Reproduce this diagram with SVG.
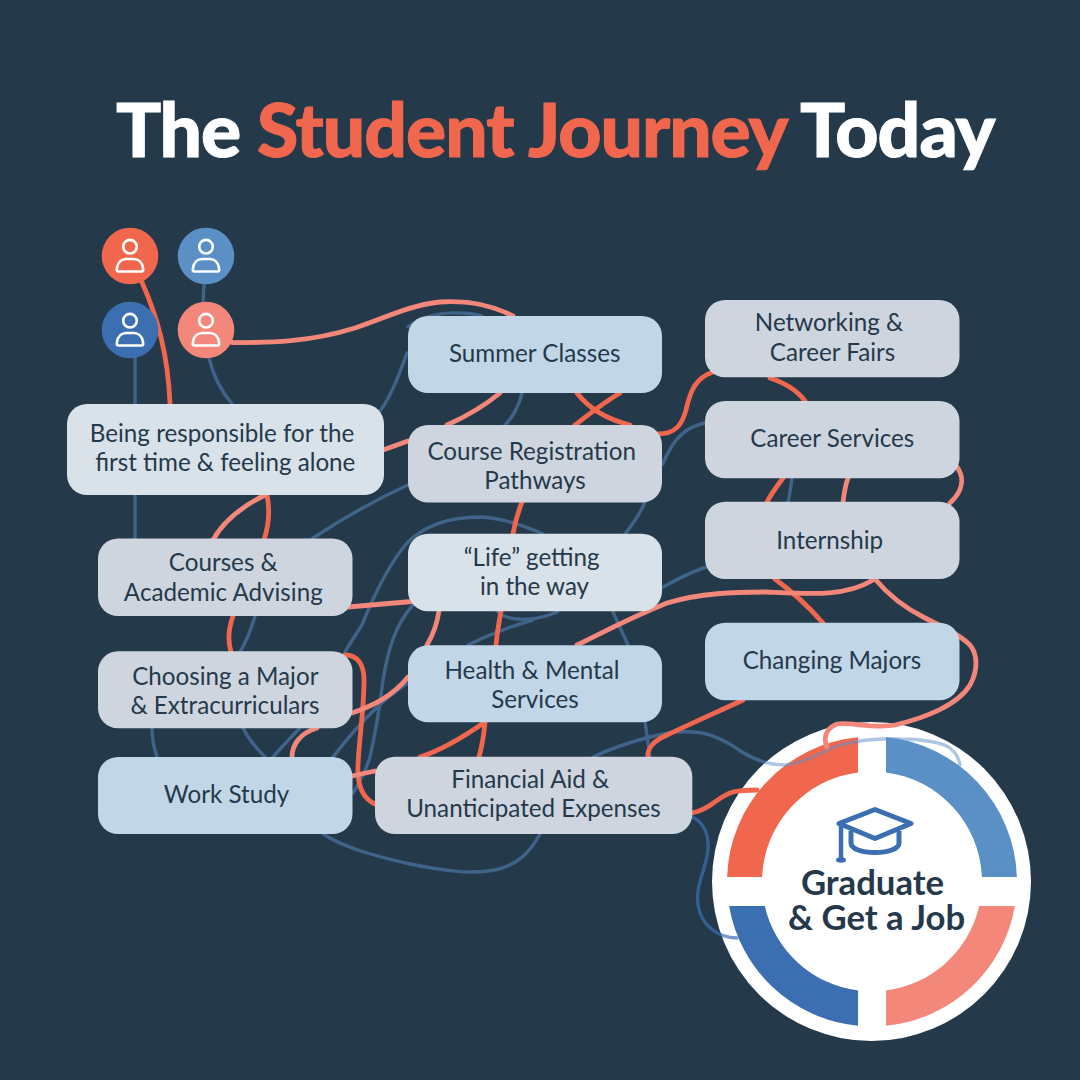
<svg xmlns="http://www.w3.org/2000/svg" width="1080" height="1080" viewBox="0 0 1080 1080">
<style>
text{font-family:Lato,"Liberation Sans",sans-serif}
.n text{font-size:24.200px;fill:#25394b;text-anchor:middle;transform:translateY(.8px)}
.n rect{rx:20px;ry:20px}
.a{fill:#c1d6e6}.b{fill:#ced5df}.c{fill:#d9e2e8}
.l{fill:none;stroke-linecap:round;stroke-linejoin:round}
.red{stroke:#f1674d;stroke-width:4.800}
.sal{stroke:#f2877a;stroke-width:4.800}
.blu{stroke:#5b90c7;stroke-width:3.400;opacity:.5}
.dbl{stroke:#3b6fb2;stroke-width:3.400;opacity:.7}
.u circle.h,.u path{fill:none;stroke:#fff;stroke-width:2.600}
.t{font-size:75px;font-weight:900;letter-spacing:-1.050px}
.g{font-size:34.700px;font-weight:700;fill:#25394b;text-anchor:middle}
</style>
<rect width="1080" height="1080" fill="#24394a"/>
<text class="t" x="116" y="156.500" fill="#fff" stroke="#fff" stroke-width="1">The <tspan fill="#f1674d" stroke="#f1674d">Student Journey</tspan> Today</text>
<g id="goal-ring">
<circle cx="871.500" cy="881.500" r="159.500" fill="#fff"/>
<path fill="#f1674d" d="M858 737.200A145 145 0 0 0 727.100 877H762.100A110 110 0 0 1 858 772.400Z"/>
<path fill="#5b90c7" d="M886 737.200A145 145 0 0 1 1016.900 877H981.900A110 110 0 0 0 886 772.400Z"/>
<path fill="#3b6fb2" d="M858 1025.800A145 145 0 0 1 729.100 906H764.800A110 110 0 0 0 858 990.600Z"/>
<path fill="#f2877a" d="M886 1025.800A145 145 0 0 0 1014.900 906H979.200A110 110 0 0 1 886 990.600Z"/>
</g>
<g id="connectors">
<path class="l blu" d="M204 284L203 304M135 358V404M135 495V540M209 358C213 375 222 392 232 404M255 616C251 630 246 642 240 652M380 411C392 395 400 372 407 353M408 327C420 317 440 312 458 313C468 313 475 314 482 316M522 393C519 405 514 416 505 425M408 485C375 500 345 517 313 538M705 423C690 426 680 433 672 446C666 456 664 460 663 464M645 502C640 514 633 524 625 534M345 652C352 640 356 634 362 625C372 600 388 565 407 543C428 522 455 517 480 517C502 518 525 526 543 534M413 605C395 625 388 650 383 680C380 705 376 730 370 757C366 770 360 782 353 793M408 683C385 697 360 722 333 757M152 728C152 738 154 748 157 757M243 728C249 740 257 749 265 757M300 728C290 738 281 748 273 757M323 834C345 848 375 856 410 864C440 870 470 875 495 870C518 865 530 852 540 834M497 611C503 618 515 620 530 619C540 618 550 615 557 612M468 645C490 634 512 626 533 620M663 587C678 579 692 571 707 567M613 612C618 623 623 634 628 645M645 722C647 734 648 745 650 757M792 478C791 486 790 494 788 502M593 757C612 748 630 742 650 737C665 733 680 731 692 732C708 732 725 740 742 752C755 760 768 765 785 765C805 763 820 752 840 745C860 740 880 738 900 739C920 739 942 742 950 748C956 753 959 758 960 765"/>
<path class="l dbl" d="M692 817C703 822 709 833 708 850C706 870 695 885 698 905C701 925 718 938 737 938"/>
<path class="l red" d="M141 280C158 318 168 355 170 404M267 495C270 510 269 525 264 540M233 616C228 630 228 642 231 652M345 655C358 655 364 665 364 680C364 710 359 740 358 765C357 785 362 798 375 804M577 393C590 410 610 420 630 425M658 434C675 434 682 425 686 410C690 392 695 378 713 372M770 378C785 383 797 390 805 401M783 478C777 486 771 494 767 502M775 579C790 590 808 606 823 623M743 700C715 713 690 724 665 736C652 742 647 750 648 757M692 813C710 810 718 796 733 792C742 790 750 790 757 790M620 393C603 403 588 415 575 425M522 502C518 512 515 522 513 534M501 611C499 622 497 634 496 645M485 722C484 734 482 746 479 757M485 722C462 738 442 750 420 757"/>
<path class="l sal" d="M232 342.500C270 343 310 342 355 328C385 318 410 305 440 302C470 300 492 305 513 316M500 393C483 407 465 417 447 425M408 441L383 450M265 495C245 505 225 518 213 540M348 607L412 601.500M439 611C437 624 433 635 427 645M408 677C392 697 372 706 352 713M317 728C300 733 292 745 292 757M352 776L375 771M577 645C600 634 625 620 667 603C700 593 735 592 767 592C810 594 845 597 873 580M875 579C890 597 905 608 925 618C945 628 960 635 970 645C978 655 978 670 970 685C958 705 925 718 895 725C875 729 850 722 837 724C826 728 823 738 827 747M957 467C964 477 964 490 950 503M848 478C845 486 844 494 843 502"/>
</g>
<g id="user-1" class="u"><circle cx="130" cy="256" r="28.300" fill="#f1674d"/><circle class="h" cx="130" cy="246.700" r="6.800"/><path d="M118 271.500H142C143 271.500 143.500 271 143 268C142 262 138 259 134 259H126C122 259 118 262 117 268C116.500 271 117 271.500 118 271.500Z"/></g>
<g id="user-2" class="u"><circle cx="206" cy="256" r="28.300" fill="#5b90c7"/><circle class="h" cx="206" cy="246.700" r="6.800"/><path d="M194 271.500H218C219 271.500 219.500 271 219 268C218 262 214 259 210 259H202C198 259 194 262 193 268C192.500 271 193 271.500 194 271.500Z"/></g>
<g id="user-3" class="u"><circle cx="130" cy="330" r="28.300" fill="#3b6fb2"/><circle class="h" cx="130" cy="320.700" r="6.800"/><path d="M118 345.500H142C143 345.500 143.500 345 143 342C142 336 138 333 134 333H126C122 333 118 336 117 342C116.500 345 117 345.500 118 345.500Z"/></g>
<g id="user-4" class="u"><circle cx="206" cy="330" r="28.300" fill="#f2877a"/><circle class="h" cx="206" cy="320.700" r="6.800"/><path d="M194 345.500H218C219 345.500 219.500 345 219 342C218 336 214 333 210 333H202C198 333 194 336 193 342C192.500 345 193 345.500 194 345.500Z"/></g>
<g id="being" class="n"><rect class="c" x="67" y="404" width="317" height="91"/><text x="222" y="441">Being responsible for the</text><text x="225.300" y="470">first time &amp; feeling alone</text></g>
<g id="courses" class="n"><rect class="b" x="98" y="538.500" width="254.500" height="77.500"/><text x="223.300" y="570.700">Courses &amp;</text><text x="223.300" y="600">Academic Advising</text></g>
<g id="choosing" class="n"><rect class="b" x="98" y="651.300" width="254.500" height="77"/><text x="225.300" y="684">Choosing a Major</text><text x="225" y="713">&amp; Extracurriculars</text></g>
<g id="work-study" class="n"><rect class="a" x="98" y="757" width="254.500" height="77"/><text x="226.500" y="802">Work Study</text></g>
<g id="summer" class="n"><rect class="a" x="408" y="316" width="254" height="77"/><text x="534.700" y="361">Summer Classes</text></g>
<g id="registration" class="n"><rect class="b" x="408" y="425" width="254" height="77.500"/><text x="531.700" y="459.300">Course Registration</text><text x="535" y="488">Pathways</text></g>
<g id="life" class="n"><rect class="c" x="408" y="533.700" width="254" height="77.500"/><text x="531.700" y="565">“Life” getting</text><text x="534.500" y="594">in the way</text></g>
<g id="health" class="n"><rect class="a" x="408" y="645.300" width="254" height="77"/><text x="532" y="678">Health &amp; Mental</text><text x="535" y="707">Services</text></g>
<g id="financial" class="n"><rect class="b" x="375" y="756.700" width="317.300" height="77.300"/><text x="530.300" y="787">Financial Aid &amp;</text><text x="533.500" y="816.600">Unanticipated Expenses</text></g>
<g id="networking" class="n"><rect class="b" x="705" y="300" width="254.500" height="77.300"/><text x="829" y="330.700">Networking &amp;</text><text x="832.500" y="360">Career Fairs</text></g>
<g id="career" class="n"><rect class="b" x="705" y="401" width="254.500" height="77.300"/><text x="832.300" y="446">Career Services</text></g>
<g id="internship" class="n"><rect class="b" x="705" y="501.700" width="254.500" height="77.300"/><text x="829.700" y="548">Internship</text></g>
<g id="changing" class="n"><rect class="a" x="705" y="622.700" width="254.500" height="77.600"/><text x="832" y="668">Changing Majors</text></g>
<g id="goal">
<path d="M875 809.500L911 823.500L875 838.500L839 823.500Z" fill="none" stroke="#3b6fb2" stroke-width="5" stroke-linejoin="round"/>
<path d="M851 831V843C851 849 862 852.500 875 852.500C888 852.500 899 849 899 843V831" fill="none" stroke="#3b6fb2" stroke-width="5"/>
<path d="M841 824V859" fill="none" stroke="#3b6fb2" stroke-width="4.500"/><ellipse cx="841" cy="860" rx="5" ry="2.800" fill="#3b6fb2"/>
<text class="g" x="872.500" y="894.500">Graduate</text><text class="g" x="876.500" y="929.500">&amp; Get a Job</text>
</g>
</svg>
____________
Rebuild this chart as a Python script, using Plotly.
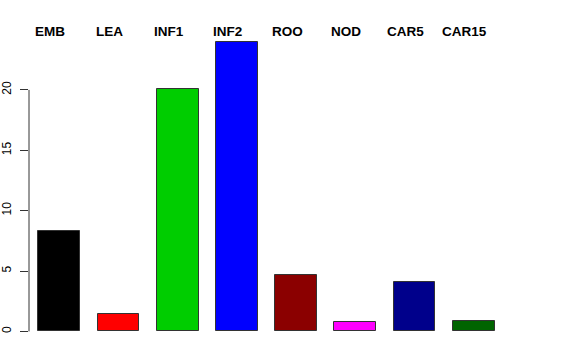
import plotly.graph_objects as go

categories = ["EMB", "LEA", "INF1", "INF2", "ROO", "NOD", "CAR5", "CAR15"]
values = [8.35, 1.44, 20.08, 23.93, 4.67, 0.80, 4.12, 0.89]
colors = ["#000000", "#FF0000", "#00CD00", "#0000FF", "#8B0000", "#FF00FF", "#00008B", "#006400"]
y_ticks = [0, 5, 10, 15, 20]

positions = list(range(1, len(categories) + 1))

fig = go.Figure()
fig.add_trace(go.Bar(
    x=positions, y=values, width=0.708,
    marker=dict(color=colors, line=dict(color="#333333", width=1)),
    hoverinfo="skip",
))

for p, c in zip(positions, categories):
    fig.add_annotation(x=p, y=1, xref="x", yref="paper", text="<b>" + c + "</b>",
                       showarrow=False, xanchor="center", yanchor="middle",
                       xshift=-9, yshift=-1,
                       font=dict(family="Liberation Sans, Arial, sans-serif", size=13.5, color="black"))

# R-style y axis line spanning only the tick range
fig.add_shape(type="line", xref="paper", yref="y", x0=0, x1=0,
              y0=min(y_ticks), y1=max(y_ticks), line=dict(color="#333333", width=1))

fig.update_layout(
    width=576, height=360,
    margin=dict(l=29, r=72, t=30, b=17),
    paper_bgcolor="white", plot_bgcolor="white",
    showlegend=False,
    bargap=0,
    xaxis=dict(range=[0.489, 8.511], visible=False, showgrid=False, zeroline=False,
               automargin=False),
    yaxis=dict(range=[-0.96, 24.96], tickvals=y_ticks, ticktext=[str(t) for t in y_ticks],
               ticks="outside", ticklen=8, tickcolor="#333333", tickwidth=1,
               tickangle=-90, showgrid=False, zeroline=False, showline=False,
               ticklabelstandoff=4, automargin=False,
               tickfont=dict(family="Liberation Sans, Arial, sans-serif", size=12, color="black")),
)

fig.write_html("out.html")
____________
Task to complete: Except for the pictures, write out exactly the lines from the line that contains "Rebuild this chart" through the line that contains "positions = list(range(1, len(categories)", including both.

Problem solution:
Rebuild this chart as a Python script, using Plotly.
import plotly.graph_objects as go

categories = ["EMB", "LEA", "INF1", "INF2", "ROO", "NOD", "CAR5", "CAR15"]
values = [8.35, 1.44, 20.08, 23.93, 4.67, 0.80, 4.12, 0.89]
colors = ["#000000", "#FF0000", "#00CD00", "#0000FF", "#8B0000", "#FF00FF", "#00008B", "#006400"]
y_ticks = [0, 5, 10, 15, 20]

positions = list(range(1, len(categories) + 1))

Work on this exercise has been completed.